12Au cours de la même période, l’intérêt pour la musique a continué à progresser : 34 % des Français en écoutent tous les jours ou presque (hors radio) contre 27 % onze ans plus tôt. Le « boom musical » amorcé dans les années 70 s’est poursuivi et ses ondes de choc ont continué à se propager dans la société française avec l’avancée en âge des générations qui l’ont porté. En devenant numérique, la musique a encore gagné en accessibilité : les nouvelles possibilités de stockage, d’échange ou de transfert d’un support à l’autre ainsi que la multiplication des supports d’écoute, du téléphone portable à l’ordinateur en passant par le lecteur MP3, ont favorisé une intégration toujours plus grande de la musique dans la vie quotidienne, au domicile mais aussi pendant les temps de transport ou de travail.
Un profond renouvellement des préférences en matière de musique et de films
13Cette progression de l’écoute fréquente de musique, dont l’origine remonte aux années 60, s’est accompagnée d’un profond renouvellement des préférences musicales, du fait de l’émergence régulière de modes d’expression « jeunes » que les générations n’abandonnent pas en vieillissant. Une des expressions de cette mutation qui court maintenant depuis plusieurs décennies apparaît clairement à la lecture des genres musicaux les plus écoutés ou cités comme préférés. Plus on est jeune en effet, plus la préférence pour la musique anglo-saxonne est marquée et sur ce point les choses ne sont guère différentes en matière de films : les moins de 35 ans préfèrent les films américains tandis que les 45 ans et plus penchent très nettement du côté des films français, les 35-44 ans étant pour leur part dans une position d’entre-deux qui les conduit à choisir plus que les autres la réponse neutre consistant à se déclarer indifférent à la nationalité des films.

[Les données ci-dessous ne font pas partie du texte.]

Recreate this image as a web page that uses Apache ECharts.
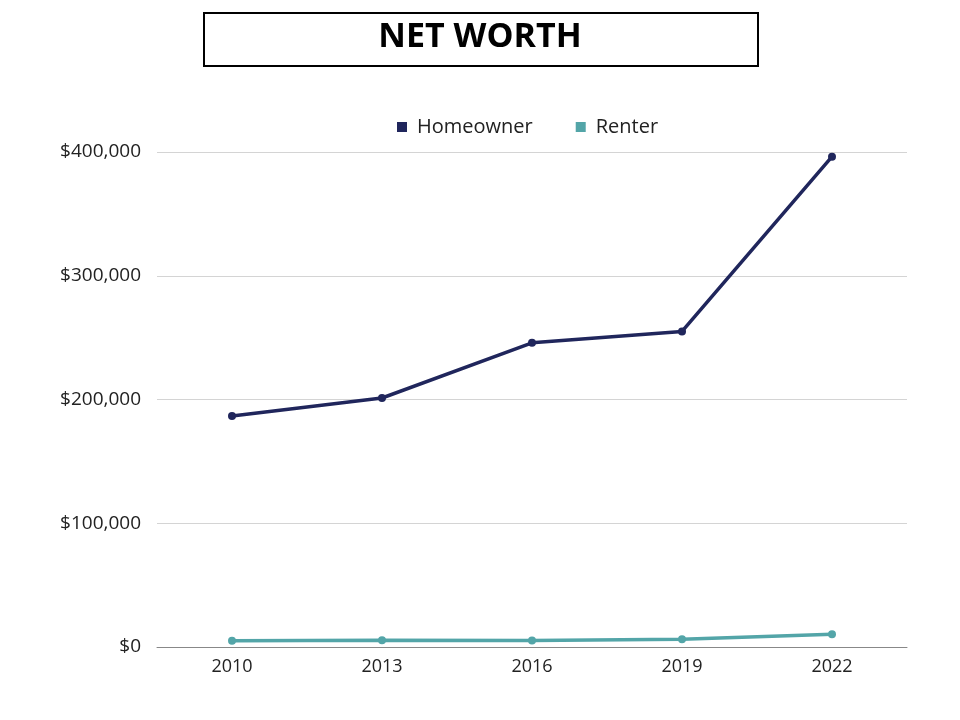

14Incontestablement, ces résultats traduisent un puissant effet générationnel : les jeunes, depuis maintenant plusieurs décennies, voyagent plus que ne le faisaient leurs aînés, sont plus nombreux à avoir vécu à l’étranger, à écouter de la musique anglo-saxonne ou à regarder des séries américaines en version originale,… bref, ces générations ont grandi dans des univers culturels largement globalisés où la langue anglaise règne en maître et ont eu accès précocement à la culture américaine sous toutes ses formes, des produits les plus standardisés aux œuvres les plus confidentielles que s’échangent fans et amateurs via l’internet. Dès lors, comment s’étonner que leur rapport à la production française soit différent de celui de leurs aînés ?

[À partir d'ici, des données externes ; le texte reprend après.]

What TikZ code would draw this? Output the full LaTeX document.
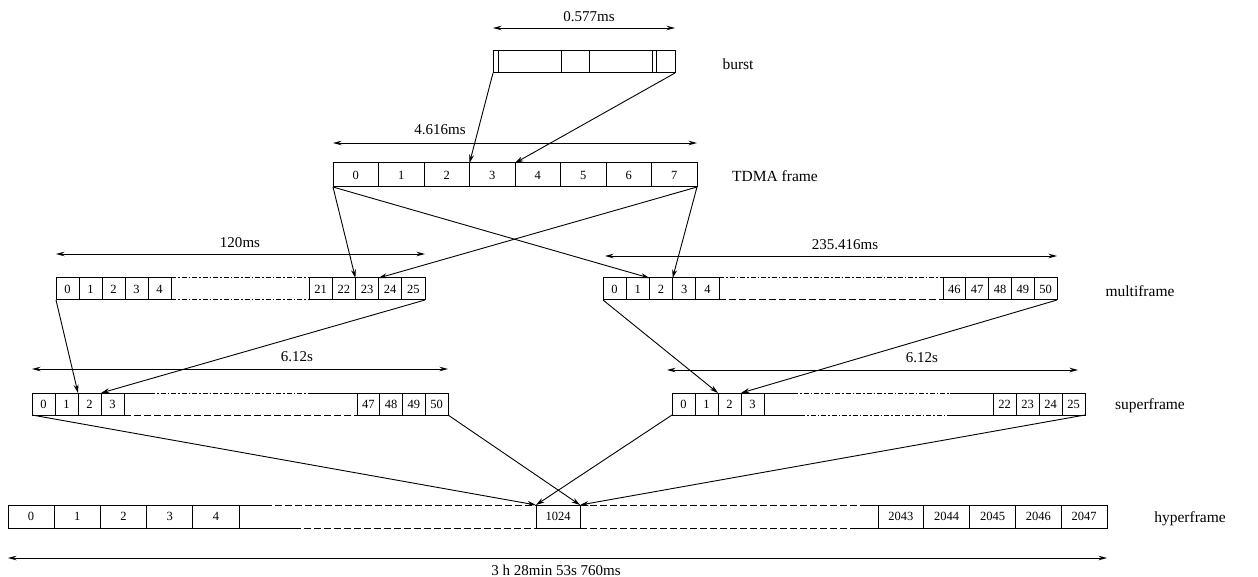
\documentclass[tikz,border=0pt]{standalone}
\usepackage{fontspec}
\setmainfont{Liberation Serif}
\usetikzlibrary{arrows.meta}
\begin{document}
\begin{tikzpicture}[x=1pt,y=-1pt,
  slot/.style={draw, line width=1pt, inner sep=0pt, outer sep=0pt, minimum height=22pt, font=\fontsize{12.5}{14}\selectfont},
  arr/.style={line width=0.9pt, -{Stealth[length=8.5pt,width=5pt]}},
  dim/.style={line width=0.9pt, {Stealth[length=8.5pt,width=4.5pt]}-{Stealth[length=8.5pt,width=4.5pt]}},
  lbl/.style={font=\fontsize{15.5}{17}\selectfont, inner sep=0pt},
  dimlbl/.style={font=\fontsize{15}{17}\selectfont, inner sep=0pt},
  frm/.style={line width=1pt},
  dd/.style={line width=1pt, dash pattern=on 5pt off 2pt on 1.5pt off 2pt},
  ds/.style={line width=1pt, dash pattern=on 7pt off 3pt}]
\useasboundingbox (0,0) rectangle (1258,577);

% ---------- burst ----------
\node[draw, line width=1pt, minimum width=182pt, minimum height=22pt, inner sep=0pt, outer sep=0pt] (burst) at (584,62) {};
\foreach \o in {5,68,96,159,163}
  \draw[line width=0.9pt] ([xshift=\o pt]burst.north west) -- ([xshift=\o pt]burst.south west);
\coordinate (b1) at (493,28); \coordinate (b2) at (675,28);
\draw[dim] (b1) -- (b2);
\node[dimlbl] (bdim) at (589,17) {0.577ms};
\node[lbl] (lburst) at (738,64) {burst};

% ---------- TDMA frame ----------
\foreach \i in {0,...,7}
  \node[slot, minimum width=45.5pt, minimum height=24pt] (t\i) at ({333+45.5*(\i+0.5)},175) {\i};
\coordinate (t1d) at (333,143); \coordinate (t2d) at (697,143);
\draw[dim] (t1d) -- (t2d);
\node[dimlbl] (tdim) at (440,130) {4.616ms};
\node[lbl] (ltdma) at (775,176) {TDMA frame};

% ---------- multiframe left ----------
\foreach \i in {0,...,4}
  \node[slot, minimum width=23pt] (ma\i) at ({56+23*(\i+0.5)},289) {\i};
\foreach \i [count=\k from 0] in {21,...,25}
  \node[slot, minimum width=23.2pt] (ma\i) at ({309+23.2*(\k+0.5)},289) {\i};
\draw[dd] (ma4.north east) -- (ma21.north west);
\draw[dd] (ma4.south east) -- (ma21.south west);
\coordinate (ma1d) at (56,254); \coordinate (ma2d) at (425,254);
\draw[dim] (ma1d) -- (ma2d);
\node[dimlbl] (madim) at (240,243) {120ms};

% ---------- multiframe right ----------
\foreach \i in {0,...,4}
  \node[slot, minimum width=23.2pt] (mb\i) at ({603+23.2*(\i+0.5)},289) {\i};
\foreach \i [count=\k from 0] in {46,...,50}
  \node[slot, minimum width=22.8pt] (mb\i) at ({943+22.8*(\k+0.5)},289) {\i};
\draw[dd] (mb4.north east) -- (mb46.north west);
\draw[ds] (mb4.south east) -- (mb46.south west);
\coordinate (mb1d) at (605,256); \coordinate (mb2d) at (1057,256);
\draw[dim] (mb1d) -- (mb2d);
\node[dimlbl] (mbdim) at (845,245) {235.416ms};
\node[lbl] (lmulti) at (1140,291) {multiframe};

% ---------- superframe left ----------
\foreach \i in {0,...,3}
  \node[slot, minimum width=23pt] (sa\i) at ({32+23*(\i+0.5)},404) {\i};
\foreach \i [count=\k from 0] in {47,...,50}
  \node[slot, minimum width=22.75pt] (sa\i) at ({357+22.75*(\k+0.5)},404) {\i};
\draw[frm] (sa3.north east) -- (150,393);
\draw[dd] (150,393) -- (310,393);
\draw[frm] (310,393) -- (sa47.north west);
\draw[ds] (sa3.south east) -- (sa47.south west);
\coordinate (sa1d) at (32,369); \coordinate (sa2d) at (448,369);
\draw[dim] (sa1d) -- (sa2d);
\node[dimlbl] (sadim) at (297,357) {6.12s};

% ---------- superframe right ----------
\foreach \i in {0,...,3}
  \node[slot, minimum width=23pt] (sb\i) at ({672+23*(\i+0.5)},404) {\i};
\foreach \i [count=\k from 0] in {22,...,25}
  \node[slot, minimum width=23pt] (sb\i) at ({993+23*(\k+0.5)},404) {\i};
\draw[frm] (sb3.north east) -- (793,393);
\draw[dd] (793,393) -- (950,393);
\draw[frm] (950,393) -- (sb22.north west);
\draw[frm] (sb3.south east) -- (800,415);
\draw[dd] (800,415) -- (950,415);
\draw[frm] (950,415) -- (sb22.south west);
\coordinate (sb1d) at (667,370); \coordinate (sb2d) at (1078,370);
\draw[dim] (sb1d) -- (sb2d);
\node[dimlbl] (sbdim) at (922,358) {6.12s};
\node[lbl] (lsuper) at (1150,406) {superframe};

% ---------- hyperframe ----------
\foreach \i in {0,...,4}
  \node[slot, minimum width=46.2pt, minimum height=23pt] (h\i) at ({8+46.2*(\i+0.5)},516.5) {\i};
\node[slot, minimum width=44pt, minimum height=23pt] (h1024) at (558,516.5) {1024};
\foreach \i [count=\k from 0] in {2043,...,2047}
  \node[slot, minimum width=45.8pt, minimum height=23pt] (h\i) at ({878+45.8*(\k+0.5)},516.5) {\i};
\draw[frm] (h4.north east) -- (265,505);
\draw[ds] (265,505) -- (h1024.north west);
\draw[frm] (h4.south east) -- (294,528);
\draw[ds] (294,528) -- (h1024.south west);
\draw[ds] (h1024.north east) -- (860,505);
\draw[frm] (860,505) -- (h2043.north west);
\draw[ds] (h1024.south east) -- (850,528);
\draw[frm] (850,528) -- (h2043.south west);
\coordinate (h1d) at (8,558); \coordinate (h2d) at (1107,558);
\draw[dim] (h1d) -- (h2d);
\node[dimlbl] (hdim) at (556,570) {3 h 28min 53s 760ms};
\node[lbl] (lhyper) at (1190,519) {hyperframe};

% ---------- connectors ----------
\draw[arr] (burst.south west) -- (t3.north west);
\draw[arr] (burst.south east) -- (t4.north west);
\draw[arr] (t0.south west) -- (ma23.north west);
\draw[arr] (t7.south east) -- (ma24.north west);
\draw[arr] (t0.south west) -- (mb2.north west);
\draw[arr] (t7.south east) -- (mb3.north west);
\draw[arr] (ma0.south west) -- (sa2.north west);
\draw[arr] (ma25.south east) -- (sa3.north west);
\draw[arr] (mb0.south west) -- (sb2.north west);
\draw[arr] (mb50.south east) -- (sb3.north west);
\draw[arr] (sa0.south west) -- (h1024.north west);
\draw[arr] (sa50.south east) -- (h1024.north east);
\draw[arr] (sb0.south west) -- (h1024.north west);
\draw[arr] (sb25.south east) -- (h1024.north east);
\end{tikzpicture}
\end{document}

La lecture d’imprimés toujours en recul
15En matière de lecture d’imprimés, les deux principales tendances à l’œuvre depuis les années 80 se sont poursuivies au cours de la dernière décennie : la lecture quotidienne de journaux (payants) a continué à diminuer, de même que la quantité de livres lus en dehors de toute contrainte scolaire ou professionnelle. De ce fait, la proportion de non lecteurs de presse payante et de livres est plus importante qu’elle n’était en 1997, sans toutefois qu’on puisse en déduire avec certitude que les Français lisent moins, compte tenu de l’arrivée au cours de la même période de la presse gratuite et surtout de la multiplication des actes de lecture sur écran.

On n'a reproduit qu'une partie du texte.